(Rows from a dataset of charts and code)
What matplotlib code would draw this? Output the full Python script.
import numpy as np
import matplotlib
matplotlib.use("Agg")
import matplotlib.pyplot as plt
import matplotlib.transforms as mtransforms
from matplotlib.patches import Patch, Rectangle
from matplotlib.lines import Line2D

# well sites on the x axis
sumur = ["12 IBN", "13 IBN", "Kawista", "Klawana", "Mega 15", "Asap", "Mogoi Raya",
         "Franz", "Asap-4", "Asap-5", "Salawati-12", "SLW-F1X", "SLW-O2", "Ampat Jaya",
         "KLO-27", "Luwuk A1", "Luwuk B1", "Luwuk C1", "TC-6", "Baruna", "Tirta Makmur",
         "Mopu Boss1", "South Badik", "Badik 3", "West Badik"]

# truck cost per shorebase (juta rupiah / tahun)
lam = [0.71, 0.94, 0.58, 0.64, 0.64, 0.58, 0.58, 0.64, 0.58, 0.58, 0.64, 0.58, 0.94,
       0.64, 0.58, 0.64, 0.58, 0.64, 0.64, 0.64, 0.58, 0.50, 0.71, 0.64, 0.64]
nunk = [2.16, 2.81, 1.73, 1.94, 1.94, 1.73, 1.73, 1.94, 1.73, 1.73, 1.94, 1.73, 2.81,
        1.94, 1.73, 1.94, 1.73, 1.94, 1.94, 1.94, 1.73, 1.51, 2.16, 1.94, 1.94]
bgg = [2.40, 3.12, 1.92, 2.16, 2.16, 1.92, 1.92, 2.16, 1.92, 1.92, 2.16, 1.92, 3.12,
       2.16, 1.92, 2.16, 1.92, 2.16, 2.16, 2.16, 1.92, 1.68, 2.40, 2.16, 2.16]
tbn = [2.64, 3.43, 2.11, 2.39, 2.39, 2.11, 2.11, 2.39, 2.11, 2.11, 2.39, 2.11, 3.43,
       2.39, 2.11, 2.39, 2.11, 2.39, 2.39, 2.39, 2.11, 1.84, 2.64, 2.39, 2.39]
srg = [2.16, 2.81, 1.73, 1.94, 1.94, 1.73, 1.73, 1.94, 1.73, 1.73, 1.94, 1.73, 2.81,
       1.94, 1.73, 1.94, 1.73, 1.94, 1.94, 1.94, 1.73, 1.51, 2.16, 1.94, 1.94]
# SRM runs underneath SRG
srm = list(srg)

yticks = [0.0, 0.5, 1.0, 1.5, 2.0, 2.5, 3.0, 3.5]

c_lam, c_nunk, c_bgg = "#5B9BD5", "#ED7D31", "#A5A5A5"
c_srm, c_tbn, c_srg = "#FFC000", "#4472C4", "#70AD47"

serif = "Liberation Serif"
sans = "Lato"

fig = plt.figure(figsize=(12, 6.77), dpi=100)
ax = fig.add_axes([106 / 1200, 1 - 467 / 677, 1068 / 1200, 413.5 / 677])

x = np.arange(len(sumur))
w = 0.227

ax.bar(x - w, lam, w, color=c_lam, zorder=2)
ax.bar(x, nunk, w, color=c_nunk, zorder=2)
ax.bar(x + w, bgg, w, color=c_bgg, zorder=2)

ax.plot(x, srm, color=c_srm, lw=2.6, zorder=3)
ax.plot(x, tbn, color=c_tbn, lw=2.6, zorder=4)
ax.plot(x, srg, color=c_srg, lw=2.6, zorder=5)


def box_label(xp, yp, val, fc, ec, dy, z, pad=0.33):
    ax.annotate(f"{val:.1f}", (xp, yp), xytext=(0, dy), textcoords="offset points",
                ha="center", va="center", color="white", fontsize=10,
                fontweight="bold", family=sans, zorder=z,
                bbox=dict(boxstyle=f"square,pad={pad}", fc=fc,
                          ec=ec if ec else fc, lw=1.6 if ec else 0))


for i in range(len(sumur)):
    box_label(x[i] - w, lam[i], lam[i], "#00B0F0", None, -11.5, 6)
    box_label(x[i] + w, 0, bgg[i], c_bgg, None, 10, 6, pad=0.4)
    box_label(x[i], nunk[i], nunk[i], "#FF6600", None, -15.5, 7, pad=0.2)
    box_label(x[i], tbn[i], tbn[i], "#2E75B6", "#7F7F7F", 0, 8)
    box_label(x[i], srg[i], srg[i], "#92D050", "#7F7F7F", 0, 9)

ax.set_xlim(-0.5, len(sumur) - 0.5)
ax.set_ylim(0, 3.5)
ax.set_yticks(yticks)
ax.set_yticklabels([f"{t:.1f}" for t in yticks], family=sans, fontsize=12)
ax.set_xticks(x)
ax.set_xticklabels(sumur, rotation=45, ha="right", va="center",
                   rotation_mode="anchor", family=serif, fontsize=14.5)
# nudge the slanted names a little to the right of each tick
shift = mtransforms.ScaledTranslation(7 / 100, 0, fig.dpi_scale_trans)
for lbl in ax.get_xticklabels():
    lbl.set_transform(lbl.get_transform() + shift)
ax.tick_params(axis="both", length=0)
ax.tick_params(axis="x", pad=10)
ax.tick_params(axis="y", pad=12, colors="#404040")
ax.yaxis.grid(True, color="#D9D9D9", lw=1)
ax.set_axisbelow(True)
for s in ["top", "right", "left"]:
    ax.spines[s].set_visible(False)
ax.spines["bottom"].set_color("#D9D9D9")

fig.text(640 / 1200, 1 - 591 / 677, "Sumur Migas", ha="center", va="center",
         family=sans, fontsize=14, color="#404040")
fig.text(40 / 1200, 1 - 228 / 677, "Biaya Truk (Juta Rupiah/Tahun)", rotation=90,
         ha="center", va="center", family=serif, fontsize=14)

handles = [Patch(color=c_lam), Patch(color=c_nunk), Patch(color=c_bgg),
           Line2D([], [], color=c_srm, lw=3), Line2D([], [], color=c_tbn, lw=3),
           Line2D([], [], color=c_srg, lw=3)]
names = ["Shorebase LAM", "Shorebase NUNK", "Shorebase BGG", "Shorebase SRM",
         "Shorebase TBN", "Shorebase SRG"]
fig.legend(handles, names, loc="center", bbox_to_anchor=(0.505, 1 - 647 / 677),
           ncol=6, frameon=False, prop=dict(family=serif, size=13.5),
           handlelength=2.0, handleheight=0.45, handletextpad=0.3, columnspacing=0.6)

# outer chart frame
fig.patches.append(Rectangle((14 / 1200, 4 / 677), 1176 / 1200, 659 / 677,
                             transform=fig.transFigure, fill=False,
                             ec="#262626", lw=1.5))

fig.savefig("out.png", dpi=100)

==

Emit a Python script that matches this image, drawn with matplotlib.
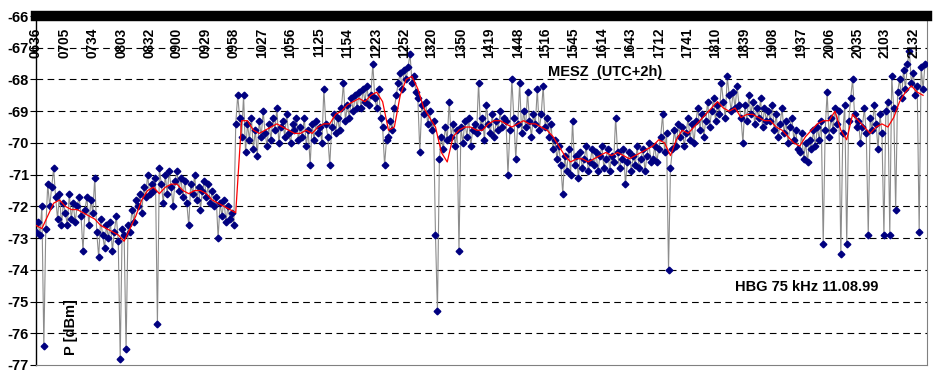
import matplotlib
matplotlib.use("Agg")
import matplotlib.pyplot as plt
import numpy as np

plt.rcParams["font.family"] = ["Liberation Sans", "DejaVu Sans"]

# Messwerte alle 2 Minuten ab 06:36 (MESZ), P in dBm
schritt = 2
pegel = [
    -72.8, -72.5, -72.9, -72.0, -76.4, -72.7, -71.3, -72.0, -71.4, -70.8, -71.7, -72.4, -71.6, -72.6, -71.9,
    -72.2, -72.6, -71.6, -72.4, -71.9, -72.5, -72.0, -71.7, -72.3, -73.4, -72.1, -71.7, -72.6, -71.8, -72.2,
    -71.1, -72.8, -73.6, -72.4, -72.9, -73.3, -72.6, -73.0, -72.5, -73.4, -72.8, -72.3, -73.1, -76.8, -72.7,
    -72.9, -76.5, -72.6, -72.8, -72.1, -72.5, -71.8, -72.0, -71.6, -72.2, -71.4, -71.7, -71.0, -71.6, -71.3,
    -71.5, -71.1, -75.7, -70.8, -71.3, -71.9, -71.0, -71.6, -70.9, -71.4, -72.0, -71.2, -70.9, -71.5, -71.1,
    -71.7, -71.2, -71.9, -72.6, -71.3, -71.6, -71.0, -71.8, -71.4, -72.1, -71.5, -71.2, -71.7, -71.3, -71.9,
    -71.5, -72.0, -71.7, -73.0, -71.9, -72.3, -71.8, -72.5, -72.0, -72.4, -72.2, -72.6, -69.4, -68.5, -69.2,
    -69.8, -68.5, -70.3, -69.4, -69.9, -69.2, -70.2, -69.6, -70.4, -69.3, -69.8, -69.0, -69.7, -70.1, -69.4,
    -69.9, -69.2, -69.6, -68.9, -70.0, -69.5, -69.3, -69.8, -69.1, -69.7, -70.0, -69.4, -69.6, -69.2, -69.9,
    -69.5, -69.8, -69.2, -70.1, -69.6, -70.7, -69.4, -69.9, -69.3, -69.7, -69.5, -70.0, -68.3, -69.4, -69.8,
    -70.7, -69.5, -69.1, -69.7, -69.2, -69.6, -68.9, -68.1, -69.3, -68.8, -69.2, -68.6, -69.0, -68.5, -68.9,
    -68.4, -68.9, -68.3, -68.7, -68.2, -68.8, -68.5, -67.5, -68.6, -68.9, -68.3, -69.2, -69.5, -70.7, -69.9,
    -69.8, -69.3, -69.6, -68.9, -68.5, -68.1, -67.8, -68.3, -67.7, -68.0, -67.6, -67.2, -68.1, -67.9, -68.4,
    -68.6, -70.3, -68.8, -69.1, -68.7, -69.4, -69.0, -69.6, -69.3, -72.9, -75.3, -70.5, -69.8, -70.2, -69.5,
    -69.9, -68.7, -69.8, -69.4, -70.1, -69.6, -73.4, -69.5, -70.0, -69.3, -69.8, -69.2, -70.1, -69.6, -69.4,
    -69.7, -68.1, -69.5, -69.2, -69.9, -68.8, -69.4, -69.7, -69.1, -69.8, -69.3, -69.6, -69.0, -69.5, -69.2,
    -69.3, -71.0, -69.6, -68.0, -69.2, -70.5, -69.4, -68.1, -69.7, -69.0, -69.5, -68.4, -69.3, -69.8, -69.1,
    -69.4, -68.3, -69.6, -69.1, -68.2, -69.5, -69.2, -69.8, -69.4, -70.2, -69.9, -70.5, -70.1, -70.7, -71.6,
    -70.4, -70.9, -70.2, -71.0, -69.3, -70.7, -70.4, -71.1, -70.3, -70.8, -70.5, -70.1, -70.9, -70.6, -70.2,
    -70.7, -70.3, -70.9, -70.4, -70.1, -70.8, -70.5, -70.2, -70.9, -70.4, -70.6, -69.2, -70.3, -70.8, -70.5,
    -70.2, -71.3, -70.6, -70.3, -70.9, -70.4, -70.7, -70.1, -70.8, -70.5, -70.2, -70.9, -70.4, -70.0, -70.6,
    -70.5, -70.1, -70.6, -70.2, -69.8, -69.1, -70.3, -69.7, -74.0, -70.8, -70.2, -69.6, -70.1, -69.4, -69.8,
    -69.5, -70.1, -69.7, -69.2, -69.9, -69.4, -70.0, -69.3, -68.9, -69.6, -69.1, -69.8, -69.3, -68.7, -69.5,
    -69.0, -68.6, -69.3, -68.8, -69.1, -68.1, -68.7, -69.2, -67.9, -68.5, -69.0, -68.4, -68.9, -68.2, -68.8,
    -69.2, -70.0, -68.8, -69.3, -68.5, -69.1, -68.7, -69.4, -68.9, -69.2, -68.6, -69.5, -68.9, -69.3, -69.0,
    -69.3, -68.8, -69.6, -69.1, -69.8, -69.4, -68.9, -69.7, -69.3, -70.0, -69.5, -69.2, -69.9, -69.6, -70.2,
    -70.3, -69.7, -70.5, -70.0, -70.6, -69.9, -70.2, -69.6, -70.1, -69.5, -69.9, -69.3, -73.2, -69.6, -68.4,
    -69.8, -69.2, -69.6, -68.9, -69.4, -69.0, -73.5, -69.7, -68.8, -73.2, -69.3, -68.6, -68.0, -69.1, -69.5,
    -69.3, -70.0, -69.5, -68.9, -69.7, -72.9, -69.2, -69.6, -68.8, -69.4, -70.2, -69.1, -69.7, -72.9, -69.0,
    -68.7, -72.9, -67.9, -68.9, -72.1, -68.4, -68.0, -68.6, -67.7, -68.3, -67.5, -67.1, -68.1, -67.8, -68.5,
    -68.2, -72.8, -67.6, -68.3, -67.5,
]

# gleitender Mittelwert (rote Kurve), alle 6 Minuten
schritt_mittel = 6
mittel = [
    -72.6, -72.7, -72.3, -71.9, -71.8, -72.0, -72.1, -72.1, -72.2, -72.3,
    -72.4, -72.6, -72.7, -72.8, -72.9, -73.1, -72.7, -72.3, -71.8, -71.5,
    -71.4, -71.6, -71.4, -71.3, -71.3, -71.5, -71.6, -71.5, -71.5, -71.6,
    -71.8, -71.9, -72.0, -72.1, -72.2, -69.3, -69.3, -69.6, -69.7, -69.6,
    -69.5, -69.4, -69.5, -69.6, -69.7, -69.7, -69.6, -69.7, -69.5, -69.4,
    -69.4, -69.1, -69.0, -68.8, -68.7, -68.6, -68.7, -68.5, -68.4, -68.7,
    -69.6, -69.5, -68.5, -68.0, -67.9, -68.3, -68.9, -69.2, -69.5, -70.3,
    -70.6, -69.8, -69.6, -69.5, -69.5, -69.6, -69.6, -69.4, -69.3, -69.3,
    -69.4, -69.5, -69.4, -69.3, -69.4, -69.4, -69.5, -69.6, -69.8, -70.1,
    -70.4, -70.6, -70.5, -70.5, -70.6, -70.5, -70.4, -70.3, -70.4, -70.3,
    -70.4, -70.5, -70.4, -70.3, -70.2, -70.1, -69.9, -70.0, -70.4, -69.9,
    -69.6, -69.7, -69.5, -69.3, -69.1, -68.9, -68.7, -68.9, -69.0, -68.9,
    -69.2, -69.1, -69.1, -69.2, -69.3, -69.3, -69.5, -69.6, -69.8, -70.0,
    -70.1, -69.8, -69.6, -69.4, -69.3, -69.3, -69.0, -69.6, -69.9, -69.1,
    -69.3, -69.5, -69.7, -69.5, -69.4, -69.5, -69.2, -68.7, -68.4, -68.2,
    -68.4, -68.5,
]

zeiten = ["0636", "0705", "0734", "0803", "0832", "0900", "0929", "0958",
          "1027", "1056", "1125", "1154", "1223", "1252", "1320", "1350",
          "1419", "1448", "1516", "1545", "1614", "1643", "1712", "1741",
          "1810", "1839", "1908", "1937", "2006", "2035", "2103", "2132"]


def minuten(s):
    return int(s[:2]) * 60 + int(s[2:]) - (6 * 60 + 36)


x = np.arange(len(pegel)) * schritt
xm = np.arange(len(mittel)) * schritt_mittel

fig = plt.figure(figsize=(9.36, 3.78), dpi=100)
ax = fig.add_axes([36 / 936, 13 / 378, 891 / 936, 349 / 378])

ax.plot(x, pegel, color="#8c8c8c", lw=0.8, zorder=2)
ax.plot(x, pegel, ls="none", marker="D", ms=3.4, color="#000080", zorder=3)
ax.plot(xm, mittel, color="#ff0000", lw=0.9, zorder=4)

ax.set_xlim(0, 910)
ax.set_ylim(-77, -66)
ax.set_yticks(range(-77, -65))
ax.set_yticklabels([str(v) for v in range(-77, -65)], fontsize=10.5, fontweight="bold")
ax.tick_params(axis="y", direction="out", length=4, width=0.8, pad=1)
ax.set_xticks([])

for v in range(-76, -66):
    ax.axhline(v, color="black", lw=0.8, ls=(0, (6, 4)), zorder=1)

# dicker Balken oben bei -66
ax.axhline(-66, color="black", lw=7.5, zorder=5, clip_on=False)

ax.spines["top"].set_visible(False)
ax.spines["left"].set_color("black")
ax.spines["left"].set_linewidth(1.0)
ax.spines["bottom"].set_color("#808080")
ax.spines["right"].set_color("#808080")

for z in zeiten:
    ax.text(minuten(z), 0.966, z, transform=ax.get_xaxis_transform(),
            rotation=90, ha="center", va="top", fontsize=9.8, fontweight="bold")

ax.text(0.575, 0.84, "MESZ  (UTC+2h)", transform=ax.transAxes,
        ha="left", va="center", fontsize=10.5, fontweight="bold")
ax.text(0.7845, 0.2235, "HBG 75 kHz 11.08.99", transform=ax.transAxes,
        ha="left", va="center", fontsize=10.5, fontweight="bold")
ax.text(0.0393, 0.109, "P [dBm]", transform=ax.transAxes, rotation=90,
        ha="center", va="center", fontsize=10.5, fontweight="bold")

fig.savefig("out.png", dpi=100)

...

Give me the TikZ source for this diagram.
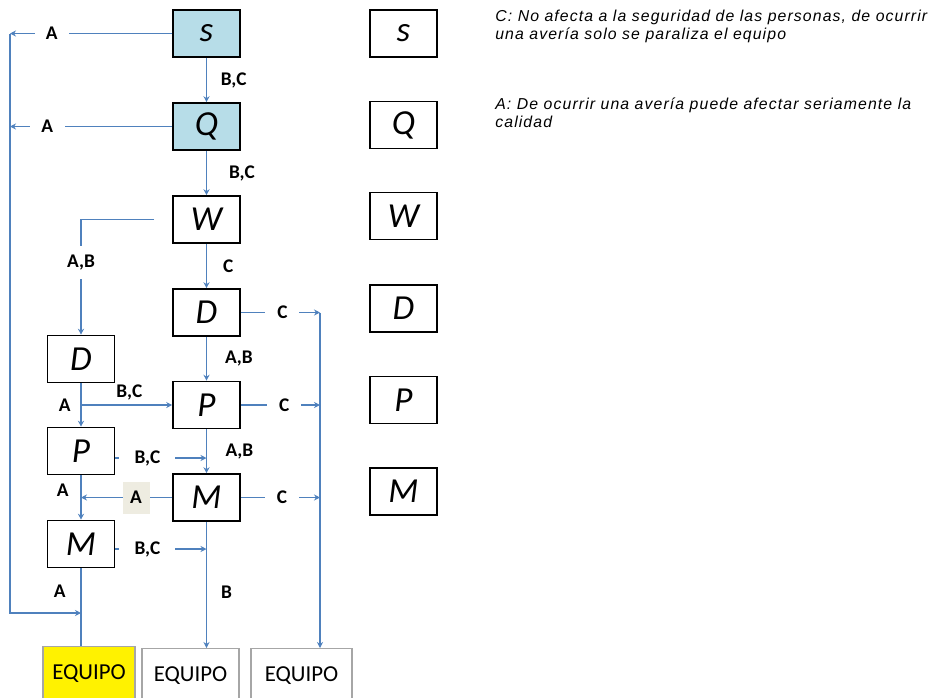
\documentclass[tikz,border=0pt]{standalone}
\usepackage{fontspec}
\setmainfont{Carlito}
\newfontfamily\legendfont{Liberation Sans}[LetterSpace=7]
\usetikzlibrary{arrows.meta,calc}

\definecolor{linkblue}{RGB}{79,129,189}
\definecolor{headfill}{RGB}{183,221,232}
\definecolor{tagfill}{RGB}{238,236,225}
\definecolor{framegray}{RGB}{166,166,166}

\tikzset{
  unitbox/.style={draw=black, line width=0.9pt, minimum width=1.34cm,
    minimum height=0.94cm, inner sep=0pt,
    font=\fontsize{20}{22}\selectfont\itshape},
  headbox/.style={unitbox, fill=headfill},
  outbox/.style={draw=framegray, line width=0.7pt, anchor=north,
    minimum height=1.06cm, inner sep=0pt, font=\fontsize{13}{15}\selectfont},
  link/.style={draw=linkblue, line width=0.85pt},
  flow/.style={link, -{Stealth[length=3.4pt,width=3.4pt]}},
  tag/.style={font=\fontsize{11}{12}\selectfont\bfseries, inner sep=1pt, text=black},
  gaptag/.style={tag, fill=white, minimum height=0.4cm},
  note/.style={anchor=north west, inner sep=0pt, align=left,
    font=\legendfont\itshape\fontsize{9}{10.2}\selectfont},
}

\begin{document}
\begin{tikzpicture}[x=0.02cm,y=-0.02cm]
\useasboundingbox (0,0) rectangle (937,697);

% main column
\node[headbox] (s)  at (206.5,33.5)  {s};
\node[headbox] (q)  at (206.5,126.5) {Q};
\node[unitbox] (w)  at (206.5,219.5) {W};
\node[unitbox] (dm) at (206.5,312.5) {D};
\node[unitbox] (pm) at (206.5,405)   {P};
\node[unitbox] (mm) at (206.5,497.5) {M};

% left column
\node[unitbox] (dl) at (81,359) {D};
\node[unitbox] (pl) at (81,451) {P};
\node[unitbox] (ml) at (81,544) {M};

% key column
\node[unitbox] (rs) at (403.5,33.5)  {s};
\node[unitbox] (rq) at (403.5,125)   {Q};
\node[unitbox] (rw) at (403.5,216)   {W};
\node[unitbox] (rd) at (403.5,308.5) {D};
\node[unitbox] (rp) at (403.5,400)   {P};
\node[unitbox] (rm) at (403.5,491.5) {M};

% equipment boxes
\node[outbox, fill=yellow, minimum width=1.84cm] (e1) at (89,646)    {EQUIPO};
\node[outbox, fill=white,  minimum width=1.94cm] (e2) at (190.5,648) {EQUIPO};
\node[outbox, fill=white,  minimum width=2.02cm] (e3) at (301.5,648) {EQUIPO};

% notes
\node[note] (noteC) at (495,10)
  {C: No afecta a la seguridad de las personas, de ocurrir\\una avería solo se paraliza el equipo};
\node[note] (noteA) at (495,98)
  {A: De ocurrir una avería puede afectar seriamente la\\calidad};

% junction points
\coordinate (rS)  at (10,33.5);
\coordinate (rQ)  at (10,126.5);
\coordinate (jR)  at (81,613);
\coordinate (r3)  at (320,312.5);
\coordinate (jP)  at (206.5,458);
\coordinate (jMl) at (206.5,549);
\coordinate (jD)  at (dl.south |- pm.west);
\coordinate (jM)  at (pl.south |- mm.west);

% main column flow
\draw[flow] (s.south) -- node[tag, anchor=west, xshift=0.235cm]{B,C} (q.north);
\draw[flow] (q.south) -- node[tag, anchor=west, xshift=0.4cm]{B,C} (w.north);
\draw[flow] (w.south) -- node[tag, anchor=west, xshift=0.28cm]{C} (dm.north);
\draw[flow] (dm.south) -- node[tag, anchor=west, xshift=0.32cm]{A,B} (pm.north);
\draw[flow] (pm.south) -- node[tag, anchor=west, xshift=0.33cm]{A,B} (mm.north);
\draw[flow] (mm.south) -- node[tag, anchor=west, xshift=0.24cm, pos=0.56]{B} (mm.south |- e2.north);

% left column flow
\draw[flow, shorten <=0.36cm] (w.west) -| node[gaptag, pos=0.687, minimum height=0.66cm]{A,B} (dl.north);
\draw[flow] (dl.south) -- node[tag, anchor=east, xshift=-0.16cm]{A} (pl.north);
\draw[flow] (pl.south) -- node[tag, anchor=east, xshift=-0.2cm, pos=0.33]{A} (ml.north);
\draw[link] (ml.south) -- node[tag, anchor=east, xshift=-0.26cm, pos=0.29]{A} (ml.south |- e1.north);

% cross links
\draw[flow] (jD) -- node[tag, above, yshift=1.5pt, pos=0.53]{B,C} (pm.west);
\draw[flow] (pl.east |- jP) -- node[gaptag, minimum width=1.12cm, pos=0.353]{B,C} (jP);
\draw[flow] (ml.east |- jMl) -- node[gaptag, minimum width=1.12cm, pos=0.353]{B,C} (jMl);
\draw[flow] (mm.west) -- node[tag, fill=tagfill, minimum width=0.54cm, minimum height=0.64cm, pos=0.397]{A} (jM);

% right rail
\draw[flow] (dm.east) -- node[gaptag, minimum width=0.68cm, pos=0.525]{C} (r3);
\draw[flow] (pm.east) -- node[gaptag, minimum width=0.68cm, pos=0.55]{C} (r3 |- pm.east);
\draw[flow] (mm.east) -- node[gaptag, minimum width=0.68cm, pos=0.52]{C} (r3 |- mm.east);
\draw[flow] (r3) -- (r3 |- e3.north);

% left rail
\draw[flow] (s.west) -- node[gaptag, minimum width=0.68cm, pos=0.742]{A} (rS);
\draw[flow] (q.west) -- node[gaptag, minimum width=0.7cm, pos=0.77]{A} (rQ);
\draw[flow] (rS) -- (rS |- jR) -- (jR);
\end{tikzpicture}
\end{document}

Given request: Give every line of the material that includes the string "Python".

Solution to this problem:
What matplotlib code would draw this? Output the full Python script.
Emit a Python script that matches this image, drawn with matplotlib.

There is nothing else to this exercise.